Records for the task:
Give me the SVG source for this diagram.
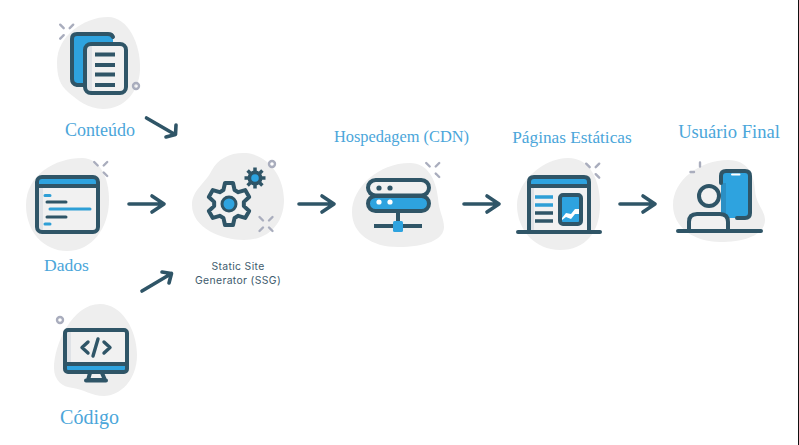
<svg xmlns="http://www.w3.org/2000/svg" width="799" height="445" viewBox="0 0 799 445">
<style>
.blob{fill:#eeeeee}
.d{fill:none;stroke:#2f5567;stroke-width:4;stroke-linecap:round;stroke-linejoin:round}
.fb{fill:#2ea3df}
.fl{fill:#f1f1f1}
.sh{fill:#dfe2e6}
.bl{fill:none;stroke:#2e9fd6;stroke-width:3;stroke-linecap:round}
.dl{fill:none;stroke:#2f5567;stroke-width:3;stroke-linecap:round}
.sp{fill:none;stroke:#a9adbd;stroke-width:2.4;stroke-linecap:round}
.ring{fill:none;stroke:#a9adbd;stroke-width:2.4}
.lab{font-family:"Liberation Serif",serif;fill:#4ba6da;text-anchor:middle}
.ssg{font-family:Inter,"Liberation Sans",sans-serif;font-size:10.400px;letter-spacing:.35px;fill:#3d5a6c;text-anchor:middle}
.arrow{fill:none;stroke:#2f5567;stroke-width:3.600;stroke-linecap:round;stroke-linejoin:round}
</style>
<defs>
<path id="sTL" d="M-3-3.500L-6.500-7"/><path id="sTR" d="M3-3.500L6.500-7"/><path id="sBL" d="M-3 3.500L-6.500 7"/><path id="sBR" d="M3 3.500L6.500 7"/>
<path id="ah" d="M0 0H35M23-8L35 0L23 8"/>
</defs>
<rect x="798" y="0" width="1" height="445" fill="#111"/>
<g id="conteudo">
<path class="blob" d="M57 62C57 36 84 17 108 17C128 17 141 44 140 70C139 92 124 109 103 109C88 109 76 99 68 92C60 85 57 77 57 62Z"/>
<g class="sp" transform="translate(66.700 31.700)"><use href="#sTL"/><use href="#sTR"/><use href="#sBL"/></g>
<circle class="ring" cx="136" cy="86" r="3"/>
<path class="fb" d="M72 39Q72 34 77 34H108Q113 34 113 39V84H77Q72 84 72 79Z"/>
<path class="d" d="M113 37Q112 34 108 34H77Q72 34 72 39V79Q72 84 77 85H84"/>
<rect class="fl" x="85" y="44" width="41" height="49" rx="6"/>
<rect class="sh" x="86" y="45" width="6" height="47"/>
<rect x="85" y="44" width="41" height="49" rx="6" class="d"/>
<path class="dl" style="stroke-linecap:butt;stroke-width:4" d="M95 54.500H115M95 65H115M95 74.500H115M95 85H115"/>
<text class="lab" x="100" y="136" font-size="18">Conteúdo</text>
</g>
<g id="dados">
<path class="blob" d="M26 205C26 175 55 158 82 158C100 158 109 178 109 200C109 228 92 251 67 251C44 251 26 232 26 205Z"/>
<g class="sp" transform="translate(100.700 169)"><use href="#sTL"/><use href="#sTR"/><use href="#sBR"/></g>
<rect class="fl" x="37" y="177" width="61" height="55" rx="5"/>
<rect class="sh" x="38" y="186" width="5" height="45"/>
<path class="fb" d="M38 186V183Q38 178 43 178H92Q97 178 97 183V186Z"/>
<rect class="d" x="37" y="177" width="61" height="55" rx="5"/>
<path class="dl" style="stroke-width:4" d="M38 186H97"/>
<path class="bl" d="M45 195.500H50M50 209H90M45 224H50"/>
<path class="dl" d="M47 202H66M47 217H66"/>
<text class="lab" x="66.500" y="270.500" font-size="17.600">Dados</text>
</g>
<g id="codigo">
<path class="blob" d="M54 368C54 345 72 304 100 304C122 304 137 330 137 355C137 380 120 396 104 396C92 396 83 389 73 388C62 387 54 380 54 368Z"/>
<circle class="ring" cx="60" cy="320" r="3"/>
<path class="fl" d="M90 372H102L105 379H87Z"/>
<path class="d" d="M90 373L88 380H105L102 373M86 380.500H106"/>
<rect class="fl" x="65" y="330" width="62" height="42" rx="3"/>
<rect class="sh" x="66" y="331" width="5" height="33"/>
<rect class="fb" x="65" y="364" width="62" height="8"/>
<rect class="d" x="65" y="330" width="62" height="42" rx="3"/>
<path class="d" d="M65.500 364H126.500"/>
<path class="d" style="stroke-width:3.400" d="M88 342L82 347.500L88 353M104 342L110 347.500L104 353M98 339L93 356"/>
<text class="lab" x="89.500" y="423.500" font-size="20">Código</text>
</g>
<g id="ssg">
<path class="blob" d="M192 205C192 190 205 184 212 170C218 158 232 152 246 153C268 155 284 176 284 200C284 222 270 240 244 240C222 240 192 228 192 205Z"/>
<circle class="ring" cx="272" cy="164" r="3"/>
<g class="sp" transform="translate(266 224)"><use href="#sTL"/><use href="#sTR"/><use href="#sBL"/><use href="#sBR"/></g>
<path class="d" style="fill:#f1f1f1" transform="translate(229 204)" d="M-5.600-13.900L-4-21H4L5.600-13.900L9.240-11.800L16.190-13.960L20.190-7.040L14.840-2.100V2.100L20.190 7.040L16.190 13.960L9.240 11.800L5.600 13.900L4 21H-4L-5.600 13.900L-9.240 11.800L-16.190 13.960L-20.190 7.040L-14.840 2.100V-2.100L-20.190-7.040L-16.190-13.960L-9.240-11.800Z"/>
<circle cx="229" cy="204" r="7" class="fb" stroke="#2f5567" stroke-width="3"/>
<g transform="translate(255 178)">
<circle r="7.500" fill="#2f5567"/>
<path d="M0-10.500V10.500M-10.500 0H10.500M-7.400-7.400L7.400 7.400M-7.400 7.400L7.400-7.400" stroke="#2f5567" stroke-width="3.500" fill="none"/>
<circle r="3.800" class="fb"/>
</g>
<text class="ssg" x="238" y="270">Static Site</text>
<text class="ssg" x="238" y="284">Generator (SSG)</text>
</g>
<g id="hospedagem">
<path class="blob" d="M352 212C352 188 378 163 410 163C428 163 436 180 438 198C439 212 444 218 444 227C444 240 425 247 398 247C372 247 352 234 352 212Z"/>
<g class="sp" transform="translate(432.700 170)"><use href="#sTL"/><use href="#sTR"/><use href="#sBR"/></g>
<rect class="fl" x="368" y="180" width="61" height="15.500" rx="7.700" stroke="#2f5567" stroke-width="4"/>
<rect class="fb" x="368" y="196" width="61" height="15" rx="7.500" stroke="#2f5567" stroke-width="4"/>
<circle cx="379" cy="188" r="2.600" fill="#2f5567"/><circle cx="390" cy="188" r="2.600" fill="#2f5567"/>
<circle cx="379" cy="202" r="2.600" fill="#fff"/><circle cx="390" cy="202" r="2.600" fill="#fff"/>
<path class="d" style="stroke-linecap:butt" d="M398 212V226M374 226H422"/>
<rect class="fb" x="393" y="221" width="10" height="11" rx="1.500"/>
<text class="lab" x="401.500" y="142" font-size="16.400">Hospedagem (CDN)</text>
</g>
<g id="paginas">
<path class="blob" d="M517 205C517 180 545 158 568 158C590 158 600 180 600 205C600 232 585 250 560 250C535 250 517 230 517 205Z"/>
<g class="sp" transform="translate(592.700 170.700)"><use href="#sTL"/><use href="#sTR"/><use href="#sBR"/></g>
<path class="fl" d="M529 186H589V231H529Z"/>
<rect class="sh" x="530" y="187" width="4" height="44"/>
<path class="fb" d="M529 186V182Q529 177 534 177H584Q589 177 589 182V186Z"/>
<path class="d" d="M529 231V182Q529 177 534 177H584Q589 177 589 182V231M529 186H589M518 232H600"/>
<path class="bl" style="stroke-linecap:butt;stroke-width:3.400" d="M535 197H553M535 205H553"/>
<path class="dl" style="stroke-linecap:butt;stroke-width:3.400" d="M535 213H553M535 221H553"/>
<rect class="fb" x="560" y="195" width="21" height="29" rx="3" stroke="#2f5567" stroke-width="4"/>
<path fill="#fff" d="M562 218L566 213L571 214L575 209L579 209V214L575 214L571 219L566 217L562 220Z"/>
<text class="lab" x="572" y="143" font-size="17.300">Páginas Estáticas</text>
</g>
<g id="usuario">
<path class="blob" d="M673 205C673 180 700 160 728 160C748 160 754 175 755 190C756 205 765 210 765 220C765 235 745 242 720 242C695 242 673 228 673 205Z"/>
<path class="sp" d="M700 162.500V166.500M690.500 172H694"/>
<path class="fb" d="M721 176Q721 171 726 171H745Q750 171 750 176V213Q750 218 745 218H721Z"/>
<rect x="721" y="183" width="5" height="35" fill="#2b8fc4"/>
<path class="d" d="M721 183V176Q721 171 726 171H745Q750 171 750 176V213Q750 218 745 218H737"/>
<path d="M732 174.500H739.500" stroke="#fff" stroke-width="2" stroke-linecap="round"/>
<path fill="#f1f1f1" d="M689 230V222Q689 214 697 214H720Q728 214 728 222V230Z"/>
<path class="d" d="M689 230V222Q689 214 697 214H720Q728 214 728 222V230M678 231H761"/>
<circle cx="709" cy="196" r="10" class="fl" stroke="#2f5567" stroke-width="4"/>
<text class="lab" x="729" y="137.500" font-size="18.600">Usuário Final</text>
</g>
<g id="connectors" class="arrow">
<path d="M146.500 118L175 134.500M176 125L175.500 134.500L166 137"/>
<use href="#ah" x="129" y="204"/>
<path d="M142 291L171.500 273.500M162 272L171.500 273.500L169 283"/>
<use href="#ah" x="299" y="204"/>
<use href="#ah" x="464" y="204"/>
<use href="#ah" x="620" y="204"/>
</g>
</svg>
--
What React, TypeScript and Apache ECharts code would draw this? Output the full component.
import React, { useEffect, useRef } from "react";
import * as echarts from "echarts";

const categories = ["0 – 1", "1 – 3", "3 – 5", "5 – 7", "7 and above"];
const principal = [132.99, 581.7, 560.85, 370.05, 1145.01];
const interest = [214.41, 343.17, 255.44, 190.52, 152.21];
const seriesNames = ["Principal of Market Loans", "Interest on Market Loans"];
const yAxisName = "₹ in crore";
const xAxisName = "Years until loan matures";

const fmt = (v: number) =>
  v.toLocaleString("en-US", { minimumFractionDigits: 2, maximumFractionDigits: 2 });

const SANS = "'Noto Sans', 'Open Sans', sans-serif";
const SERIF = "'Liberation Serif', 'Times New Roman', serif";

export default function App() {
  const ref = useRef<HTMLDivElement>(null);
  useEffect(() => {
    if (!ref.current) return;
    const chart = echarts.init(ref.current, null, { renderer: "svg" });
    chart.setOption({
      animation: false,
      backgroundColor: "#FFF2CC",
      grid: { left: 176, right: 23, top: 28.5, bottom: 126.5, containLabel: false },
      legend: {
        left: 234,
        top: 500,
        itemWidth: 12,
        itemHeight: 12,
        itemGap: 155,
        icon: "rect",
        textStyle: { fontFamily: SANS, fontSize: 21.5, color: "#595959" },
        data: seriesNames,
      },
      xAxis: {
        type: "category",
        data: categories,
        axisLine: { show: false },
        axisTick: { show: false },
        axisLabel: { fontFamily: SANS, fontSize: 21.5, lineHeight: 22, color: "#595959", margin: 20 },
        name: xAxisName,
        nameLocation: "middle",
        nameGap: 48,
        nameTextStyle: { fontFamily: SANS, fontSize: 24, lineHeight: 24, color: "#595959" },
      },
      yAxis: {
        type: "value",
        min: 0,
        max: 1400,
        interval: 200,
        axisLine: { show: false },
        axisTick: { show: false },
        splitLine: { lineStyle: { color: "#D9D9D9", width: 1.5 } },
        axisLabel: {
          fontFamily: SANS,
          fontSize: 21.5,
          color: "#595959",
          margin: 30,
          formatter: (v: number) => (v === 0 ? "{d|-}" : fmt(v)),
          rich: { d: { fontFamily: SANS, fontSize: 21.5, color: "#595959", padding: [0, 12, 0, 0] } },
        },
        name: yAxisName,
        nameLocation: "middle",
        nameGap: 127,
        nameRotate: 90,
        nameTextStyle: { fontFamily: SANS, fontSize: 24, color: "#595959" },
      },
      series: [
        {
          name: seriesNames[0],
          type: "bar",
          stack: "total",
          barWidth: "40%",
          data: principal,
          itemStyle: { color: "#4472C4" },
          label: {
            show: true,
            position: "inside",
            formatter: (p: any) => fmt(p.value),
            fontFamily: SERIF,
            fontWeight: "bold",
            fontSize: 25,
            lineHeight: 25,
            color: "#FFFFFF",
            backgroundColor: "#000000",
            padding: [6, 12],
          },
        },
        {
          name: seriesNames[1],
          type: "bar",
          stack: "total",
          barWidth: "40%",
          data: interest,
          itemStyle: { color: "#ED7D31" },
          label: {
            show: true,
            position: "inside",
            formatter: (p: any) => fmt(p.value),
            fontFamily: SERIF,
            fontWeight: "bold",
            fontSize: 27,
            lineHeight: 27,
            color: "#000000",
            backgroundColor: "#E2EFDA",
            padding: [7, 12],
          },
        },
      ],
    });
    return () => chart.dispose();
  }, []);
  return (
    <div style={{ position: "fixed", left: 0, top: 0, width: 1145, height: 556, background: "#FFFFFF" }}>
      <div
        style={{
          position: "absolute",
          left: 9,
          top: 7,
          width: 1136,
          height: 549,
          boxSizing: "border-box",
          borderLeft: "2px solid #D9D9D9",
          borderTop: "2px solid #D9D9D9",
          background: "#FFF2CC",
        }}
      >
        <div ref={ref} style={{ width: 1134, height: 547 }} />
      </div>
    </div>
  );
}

Exercise directions:
Take the lines from the line with "What React, TypeScript" through the line with "2, maximumFractionDigits: 2", both ends included, and give them again exactly, with nothing else.

Result for this task:
What React, TypeScript and Apache ECharts code would draw this? Output the full component.
import React, { useEffect, useRef } from "react";
import * as echarts from "echarts";

const categories = ["0 – 1", "1 – 3", "3 – 5", "5 – 7", "7 and above"];
const principal = [132.99, 581.7, 560.85, 370.05, 1145.01];
const interest = [214.41, 343.17, 255.44, 190.52, 152.21];
const seriesNames = ["Principal of Market Loans", "Interest on Market Loans"];
const yAxisName = "₹ in crore";
const xAxisName = "Years until loan matures";

const fmt = (v: number) =>
  v.toLocaleString("en-US", { minimumFractionDigits: 2, maximumFractionDigits: 2 });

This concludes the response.